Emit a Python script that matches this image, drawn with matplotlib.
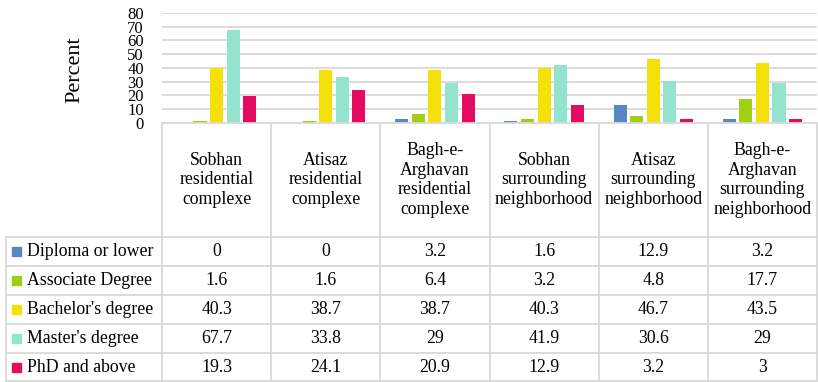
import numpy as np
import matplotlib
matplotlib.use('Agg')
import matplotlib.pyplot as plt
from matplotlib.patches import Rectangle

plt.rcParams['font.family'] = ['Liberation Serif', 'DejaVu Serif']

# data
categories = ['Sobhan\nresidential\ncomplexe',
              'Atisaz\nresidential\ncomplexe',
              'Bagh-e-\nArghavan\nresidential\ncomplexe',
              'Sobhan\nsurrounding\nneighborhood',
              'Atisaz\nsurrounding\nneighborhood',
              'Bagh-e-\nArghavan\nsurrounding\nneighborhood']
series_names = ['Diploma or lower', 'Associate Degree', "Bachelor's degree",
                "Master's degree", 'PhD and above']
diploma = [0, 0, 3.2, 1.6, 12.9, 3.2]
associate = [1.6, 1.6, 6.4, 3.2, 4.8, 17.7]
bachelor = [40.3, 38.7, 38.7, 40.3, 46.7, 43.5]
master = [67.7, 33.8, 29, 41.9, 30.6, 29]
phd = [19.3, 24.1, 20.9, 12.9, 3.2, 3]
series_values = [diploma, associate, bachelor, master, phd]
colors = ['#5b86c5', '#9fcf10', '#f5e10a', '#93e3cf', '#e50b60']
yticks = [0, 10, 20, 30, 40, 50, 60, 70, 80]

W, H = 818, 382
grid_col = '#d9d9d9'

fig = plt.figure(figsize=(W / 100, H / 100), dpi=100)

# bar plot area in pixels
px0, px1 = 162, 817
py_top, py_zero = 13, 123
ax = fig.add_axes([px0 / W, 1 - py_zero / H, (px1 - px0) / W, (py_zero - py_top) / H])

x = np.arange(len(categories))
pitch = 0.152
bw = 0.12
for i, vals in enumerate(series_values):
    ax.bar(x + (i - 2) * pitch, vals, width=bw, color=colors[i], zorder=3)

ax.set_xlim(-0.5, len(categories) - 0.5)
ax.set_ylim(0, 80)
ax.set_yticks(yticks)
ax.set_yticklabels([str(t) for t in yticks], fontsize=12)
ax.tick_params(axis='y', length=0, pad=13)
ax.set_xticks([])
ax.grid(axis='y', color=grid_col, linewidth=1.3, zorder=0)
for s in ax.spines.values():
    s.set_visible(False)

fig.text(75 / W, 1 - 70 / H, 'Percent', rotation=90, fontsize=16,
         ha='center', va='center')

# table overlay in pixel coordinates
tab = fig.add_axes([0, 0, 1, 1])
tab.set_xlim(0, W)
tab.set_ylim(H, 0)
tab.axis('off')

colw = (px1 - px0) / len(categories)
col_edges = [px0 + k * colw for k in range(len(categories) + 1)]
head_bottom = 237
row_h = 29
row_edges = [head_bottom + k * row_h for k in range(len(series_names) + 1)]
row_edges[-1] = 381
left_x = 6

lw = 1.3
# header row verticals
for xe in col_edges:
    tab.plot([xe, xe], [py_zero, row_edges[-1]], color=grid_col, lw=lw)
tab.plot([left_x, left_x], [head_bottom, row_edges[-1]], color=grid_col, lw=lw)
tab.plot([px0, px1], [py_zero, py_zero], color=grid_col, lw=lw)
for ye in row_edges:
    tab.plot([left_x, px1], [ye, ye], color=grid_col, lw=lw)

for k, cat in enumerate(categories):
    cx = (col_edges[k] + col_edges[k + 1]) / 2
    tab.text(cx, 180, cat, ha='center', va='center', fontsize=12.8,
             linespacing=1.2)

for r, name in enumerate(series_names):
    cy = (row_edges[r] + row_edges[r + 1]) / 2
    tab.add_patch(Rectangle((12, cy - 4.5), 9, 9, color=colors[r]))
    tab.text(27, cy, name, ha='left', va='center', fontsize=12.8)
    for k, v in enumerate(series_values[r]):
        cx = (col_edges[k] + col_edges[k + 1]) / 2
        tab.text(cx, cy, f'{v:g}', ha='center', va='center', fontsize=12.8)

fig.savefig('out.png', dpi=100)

□ □ □ □ □

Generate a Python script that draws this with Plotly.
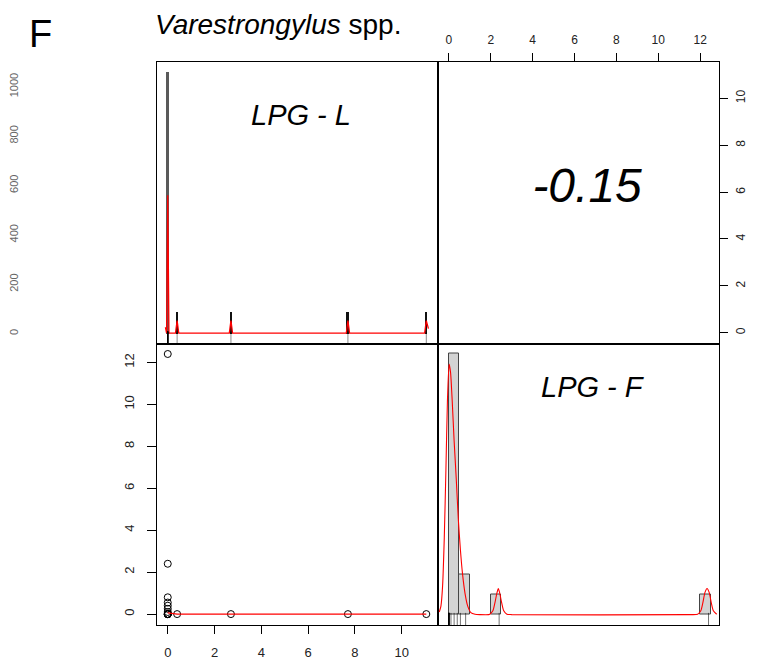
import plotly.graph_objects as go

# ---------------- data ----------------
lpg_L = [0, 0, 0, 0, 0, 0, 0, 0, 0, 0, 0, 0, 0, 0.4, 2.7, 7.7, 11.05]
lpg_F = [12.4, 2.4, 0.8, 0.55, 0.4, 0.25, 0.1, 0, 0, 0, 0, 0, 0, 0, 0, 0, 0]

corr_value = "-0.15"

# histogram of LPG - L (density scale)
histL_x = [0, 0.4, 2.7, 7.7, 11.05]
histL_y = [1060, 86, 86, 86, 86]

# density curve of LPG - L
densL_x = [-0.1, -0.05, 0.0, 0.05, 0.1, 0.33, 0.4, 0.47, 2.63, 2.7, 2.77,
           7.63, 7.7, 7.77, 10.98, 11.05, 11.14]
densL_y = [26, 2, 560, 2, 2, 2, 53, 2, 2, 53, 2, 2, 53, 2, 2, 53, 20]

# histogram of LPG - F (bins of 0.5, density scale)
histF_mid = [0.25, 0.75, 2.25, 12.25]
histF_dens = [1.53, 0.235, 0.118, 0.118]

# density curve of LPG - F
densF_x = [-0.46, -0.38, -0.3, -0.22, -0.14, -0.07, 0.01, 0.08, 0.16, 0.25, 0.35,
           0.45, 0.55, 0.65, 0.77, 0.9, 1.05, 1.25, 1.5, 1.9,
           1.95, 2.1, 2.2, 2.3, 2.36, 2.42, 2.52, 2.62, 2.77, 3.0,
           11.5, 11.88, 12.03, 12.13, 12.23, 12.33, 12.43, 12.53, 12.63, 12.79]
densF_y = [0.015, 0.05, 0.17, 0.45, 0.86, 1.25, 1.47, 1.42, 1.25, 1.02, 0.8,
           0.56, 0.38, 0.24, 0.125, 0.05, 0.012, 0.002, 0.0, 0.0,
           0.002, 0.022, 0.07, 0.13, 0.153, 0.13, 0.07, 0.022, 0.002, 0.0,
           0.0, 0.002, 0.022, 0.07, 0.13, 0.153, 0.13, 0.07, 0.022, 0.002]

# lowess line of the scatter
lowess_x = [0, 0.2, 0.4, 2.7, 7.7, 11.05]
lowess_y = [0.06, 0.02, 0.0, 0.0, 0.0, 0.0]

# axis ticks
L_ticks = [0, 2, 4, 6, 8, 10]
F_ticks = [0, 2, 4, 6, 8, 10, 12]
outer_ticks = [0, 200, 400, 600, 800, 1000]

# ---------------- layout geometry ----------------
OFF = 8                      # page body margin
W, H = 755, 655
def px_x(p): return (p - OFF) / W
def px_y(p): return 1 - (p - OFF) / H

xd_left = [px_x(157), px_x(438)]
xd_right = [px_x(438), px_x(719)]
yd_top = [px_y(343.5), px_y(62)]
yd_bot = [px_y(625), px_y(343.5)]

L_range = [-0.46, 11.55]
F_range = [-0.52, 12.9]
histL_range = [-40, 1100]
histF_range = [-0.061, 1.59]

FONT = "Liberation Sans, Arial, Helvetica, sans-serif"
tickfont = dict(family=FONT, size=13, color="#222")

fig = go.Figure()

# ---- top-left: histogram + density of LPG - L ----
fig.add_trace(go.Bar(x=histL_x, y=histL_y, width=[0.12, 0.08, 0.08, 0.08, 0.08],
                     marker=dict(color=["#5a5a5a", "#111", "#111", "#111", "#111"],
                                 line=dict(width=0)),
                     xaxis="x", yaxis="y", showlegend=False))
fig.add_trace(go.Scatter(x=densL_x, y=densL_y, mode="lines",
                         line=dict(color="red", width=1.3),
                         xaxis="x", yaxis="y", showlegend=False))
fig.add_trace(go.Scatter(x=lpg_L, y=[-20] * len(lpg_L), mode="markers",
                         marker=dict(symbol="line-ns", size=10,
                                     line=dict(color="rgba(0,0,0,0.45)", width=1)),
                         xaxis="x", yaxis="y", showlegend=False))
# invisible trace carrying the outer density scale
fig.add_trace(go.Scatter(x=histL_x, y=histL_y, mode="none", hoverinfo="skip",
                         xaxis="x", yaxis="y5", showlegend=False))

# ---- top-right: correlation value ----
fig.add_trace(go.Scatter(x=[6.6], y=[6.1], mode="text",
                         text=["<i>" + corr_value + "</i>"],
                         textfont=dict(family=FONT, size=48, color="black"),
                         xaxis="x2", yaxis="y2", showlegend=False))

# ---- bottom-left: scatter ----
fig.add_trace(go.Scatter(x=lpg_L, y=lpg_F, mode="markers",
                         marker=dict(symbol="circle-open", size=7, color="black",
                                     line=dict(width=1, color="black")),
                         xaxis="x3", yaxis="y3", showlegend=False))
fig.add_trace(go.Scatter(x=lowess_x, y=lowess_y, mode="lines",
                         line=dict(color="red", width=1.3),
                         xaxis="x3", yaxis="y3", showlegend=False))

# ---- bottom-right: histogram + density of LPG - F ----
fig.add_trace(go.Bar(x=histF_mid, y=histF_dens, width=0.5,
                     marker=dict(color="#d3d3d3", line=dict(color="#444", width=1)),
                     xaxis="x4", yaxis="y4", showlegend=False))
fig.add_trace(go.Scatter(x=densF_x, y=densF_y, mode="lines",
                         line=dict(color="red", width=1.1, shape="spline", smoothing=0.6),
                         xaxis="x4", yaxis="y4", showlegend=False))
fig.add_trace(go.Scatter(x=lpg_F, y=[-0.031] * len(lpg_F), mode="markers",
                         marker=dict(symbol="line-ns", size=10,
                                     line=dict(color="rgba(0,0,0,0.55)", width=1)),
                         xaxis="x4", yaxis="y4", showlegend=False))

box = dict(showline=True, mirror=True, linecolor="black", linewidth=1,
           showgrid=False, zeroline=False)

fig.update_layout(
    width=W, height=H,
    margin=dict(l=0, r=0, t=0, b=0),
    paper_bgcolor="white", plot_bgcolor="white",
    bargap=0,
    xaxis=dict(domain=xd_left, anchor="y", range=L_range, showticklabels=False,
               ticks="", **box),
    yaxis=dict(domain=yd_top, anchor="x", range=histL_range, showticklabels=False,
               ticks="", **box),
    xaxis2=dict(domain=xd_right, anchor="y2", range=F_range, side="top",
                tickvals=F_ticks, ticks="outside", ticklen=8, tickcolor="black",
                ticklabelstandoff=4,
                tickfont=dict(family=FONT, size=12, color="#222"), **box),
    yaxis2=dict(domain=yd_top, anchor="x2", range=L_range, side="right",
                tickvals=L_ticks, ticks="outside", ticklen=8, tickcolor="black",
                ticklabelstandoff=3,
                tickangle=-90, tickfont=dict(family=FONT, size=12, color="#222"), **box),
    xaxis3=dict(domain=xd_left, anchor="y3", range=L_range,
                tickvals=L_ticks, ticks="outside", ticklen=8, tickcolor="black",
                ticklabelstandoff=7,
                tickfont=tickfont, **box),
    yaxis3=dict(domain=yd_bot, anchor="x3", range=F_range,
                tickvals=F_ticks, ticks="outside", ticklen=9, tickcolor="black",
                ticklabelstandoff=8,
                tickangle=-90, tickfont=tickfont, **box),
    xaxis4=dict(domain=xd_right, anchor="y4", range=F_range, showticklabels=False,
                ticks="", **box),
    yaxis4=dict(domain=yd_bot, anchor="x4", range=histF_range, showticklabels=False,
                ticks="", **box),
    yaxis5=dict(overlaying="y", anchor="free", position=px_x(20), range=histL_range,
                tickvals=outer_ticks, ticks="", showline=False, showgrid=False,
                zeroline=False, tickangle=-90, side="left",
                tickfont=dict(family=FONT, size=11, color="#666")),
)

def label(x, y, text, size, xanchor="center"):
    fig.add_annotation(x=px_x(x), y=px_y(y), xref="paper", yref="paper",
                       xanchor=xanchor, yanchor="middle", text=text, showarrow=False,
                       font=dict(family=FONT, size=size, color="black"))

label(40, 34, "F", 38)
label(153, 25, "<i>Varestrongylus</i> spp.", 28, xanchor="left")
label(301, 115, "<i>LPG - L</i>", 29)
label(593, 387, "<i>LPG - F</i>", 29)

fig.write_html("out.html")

□ □ □ □ □

* Short problem *
Only the lines starting at the line with "Emit a Python" and ending at the line with "plt.rcParams['font.family'] = ['Liberation" should be printed again, exactly and with both ends kept; omit the pictures.

* Written response *
Emit a Python script that matches this image, drawn with matplotlib.
import numpy as np
import matplotlib
matplotlib.use('Agg')
import matplotlib.pyplot as plt
from matplotlib.patches import Rectangle

plt.rcParams['font.family'] = ['Liberation Serif', 'DejaVu Serif']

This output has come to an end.